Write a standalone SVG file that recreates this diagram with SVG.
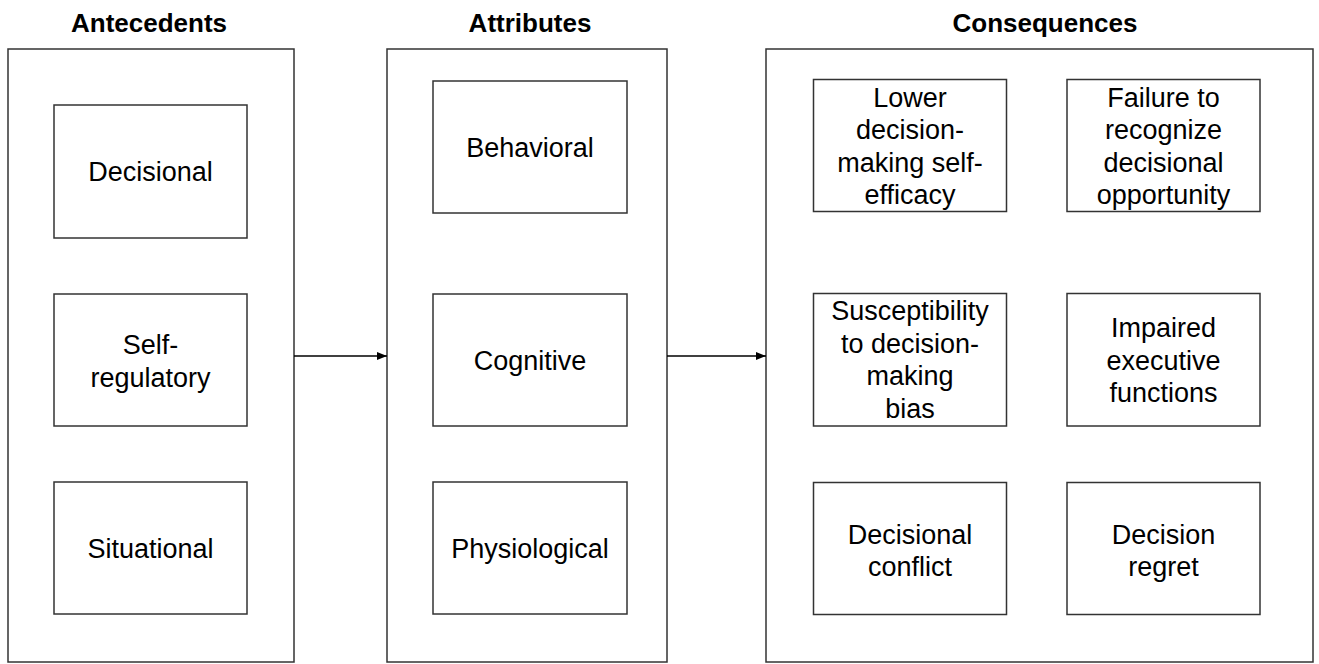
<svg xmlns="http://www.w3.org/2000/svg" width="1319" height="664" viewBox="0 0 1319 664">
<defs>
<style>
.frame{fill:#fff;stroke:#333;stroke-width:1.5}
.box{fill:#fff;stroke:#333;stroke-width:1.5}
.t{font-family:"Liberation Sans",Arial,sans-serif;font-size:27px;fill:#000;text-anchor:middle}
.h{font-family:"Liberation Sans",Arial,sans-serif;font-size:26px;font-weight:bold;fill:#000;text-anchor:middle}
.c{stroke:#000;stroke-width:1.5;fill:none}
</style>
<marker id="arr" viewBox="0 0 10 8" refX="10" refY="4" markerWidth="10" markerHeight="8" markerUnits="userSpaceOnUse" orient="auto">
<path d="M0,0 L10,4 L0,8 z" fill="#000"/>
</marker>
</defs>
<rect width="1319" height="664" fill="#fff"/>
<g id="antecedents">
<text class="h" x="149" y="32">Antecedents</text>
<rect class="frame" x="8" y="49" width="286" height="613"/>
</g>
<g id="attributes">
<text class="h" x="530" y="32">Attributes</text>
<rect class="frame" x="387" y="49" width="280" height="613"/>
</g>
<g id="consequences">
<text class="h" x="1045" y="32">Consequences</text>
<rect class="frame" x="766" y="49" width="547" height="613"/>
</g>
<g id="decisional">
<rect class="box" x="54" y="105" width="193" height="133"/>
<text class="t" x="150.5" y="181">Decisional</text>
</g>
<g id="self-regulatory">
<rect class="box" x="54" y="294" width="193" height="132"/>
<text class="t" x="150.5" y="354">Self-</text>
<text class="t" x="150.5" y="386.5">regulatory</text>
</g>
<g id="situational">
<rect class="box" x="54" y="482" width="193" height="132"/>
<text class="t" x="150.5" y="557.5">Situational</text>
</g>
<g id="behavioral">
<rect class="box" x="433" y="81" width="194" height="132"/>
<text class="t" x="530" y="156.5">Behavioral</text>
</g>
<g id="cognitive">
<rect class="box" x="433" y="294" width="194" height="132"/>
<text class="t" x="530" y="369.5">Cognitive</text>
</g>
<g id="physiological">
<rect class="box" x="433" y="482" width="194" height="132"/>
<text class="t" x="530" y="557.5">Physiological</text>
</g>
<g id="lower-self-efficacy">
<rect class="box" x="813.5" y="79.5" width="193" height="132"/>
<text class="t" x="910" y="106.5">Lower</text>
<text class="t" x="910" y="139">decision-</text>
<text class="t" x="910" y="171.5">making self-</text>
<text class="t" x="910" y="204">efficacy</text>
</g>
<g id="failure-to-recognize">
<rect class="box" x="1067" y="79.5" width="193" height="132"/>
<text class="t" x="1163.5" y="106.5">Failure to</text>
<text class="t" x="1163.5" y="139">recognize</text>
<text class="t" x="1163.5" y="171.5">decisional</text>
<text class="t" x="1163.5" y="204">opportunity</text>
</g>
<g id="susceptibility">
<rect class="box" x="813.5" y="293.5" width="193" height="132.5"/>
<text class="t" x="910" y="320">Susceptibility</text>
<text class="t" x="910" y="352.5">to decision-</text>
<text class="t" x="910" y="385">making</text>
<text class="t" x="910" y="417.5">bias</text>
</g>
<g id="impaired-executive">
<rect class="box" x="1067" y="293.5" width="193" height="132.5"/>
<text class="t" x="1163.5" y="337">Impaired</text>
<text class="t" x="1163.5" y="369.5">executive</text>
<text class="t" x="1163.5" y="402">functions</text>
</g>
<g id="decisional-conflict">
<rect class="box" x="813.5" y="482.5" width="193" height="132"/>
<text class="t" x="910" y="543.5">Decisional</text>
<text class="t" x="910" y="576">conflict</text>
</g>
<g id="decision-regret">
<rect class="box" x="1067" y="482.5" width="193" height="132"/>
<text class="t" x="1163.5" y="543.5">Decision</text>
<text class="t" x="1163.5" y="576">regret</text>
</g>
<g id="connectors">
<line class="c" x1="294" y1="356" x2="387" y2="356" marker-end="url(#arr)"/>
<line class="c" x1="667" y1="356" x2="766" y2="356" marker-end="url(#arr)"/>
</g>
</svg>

* * *

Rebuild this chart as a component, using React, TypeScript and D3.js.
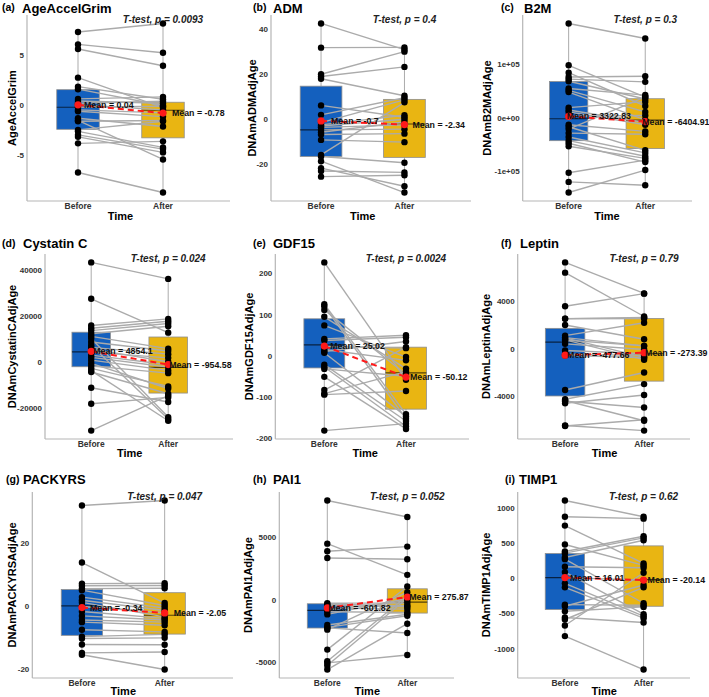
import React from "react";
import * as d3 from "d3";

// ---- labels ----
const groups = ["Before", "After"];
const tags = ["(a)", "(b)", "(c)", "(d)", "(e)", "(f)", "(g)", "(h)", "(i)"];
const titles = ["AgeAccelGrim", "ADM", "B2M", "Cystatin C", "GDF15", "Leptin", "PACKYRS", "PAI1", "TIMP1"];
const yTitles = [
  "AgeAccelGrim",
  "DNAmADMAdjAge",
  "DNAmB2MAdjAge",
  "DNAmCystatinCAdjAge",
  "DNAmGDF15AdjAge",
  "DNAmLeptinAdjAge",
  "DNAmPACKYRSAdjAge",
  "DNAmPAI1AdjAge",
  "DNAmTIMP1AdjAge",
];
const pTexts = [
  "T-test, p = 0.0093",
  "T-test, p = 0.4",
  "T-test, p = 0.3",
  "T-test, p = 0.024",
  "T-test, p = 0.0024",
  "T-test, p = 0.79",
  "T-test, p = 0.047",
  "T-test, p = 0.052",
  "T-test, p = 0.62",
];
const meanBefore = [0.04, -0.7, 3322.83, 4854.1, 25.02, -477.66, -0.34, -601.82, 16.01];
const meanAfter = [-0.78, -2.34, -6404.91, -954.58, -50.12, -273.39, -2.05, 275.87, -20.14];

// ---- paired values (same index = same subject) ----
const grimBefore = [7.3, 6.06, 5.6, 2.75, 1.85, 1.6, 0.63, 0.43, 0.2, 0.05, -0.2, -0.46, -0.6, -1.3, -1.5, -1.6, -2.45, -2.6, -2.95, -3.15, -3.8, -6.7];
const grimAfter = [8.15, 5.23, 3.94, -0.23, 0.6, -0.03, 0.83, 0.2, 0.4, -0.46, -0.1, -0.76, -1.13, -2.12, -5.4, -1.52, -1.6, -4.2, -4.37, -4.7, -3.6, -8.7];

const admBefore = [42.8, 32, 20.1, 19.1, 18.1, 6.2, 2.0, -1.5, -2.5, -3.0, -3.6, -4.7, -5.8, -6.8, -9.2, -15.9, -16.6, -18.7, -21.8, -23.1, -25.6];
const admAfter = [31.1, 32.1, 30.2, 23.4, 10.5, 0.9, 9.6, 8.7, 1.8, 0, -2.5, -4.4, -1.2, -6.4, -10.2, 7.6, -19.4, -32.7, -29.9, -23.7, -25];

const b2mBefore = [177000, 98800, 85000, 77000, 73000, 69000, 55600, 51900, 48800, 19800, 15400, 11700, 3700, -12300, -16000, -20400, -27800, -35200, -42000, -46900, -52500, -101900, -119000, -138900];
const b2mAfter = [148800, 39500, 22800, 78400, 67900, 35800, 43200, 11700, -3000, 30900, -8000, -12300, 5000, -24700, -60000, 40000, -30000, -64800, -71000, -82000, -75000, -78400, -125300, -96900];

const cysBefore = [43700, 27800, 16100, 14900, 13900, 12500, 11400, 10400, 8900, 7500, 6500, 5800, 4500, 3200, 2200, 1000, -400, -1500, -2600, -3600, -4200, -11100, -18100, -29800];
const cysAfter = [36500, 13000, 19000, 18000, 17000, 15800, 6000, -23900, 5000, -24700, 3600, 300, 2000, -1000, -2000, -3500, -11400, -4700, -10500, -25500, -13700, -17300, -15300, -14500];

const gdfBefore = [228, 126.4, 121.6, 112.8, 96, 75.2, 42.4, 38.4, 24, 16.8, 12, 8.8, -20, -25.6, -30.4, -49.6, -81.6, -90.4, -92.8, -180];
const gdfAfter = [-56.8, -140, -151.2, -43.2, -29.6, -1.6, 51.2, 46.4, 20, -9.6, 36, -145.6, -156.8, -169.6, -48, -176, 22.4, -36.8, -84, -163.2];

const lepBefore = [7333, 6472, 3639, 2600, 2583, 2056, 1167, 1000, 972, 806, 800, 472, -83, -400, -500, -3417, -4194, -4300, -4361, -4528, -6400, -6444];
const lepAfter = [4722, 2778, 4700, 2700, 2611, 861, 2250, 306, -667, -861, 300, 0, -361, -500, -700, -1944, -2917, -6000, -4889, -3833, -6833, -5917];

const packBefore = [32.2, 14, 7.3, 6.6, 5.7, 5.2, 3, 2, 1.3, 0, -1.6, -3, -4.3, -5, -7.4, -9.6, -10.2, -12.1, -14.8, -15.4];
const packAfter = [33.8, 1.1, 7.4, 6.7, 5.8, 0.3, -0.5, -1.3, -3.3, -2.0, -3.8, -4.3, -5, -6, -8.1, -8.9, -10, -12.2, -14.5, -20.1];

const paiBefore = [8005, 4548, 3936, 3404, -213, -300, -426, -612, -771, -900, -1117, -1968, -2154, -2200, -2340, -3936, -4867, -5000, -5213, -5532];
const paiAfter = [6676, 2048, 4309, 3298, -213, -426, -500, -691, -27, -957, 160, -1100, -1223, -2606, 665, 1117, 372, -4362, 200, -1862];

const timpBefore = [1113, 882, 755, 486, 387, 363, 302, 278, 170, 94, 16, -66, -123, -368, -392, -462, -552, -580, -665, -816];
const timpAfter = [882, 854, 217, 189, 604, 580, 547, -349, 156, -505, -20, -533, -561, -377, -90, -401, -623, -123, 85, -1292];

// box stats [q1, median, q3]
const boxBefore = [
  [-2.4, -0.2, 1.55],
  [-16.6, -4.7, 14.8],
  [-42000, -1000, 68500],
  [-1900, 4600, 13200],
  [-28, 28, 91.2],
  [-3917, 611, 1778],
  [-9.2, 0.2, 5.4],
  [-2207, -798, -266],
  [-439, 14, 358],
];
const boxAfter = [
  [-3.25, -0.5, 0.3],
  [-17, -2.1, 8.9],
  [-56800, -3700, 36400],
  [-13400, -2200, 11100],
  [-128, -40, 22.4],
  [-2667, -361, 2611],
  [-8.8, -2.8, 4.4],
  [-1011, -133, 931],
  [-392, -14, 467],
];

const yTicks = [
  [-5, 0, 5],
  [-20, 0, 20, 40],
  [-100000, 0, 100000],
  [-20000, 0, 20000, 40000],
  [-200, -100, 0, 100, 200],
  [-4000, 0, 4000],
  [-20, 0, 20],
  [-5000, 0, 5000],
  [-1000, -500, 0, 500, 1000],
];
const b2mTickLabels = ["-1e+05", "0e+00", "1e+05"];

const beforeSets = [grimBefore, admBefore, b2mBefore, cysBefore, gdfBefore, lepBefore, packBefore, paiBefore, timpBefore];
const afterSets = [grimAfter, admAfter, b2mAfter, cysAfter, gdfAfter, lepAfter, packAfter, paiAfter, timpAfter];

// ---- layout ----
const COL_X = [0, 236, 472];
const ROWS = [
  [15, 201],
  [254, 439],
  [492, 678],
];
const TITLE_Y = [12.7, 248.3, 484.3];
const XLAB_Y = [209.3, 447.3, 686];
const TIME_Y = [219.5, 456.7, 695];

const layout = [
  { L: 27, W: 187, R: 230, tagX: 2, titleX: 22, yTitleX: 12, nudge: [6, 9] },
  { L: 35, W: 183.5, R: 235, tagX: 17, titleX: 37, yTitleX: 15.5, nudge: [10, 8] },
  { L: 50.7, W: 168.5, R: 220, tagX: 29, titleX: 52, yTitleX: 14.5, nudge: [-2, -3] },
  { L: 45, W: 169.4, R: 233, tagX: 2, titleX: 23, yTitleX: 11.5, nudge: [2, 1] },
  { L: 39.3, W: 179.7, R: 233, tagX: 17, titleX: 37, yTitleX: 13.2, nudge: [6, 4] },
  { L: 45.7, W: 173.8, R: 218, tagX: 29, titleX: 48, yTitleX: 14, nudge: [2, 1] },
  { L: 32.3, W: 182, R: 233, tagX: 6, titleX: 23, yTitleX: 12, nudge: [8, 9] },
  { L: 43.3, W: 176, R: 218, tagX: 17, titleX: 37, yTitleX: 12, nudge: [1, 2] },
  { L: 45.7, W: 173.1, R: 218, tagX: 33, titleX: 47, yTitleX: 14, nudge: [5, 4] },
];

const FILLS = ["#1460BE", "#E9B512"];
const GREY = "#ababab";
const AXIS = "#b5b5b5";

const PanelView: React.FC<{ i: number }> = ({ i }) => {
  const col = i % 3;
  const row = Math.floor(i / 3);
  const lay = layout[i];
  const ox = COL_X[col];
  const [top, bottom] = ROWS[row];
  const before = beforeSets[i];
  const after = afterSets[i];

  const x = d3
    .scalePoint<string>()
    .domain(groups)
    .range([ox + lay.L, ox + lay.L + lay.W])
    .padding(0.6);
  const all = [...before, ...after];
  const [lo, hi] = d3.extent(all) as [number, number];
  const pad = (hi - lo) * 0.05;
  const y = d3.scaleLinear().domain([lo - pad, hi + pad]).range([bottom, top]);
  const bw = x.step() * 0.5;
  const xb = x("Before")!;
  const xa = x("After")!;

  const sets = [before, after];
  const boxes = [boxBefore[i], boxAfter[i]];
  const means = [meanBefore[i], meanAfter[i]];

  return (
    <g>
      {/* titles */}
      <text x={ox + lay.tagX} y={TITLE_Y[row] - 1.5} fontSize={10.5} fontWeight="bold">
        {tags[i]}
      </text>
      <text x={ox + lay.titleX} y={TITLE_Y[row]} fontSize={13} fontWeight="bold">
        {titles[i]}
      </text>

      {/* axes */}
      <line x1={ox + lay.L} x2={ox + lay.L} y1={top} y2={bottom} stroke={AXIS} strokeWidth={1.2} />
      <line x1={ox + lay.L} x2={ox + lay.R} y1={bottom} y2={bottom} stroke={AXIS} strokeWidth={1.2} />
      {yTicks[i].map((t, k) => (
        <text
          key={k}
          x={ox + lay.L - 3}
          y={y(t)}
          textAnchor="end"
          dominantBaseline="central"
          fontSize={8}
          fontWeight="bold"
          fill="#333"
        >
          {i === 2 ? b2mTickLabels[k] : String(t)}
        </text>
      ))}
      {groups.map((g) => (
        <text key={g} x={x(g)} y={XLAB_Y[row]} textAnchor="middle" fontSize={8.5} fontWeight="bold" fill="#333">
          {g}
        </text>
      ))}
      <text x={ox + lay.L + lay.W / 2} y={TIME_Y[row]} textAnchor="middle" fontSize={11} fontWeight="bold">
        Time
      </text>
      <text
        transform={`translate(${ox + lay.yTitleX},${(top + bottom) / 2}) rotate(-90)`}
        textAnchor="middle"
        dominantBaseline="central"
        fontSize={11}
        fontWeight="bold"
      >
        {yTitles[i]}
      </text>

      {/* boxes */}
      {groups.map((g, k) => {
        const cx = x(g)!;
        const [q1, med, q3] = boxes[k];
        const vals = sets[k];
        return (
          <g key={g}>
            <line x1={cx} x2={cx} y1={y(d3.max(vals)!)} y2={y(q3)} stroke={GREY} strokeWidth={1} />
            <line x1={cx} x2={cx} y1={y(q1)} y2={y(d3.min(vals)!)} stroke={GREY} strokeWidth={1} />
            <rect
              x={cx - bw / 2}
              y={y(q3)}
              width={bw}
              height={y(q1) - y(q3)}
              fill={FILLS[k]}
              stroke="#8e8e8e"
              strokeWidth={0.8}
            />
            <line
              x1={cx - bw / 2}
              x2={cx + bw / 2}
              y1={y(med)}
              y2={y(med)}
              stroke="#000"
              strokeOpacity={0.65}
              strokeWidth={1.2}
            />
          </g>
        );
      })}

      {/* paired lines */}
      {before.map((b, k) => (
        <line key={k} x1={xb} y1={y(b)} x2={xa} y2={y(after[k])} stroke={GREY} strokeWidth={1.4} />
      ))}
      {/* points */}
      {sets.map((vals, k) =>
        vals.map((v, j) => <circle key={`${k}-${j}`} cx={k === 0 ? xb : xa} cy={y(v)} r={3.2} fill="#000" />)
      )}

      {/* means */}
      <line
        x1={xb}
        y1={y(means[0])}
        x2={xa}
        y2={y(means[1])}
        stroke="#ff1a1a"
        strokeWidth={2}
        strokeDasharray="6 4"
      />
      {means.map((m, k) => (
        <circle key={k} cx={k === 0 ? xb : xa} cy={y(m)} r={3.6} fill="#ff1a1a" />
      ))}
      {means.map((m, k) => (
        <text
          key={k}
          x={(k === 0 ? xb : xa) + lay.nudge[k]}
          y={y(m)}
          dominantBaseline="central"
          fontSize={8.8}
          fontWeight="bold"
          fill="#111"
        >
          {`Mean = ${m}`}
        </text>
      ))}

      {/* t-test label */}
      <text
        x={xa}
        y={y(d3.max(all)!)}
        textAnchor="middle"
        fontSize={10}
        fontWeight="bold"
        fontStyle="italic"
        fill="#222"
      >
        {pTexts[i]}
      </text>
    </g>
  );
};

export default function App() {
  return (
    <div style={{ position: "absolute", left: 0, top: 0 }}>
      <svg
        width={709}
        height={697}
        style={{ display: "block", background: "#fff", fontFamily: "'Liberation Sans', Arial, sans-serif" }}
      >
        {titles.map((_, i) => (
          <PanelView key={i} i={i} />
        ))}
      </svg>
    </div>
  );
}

### Goal of the exercise
Taking the material above, give again exactly the lines from the one holding "Rebuild this chart" through the one holding "import * as", with both ends and without pictures.

### Response to this task
Rebuild this chart as a component, using React, TypeScript and D3.js.
import React from "react";
import * as d3 from "d3";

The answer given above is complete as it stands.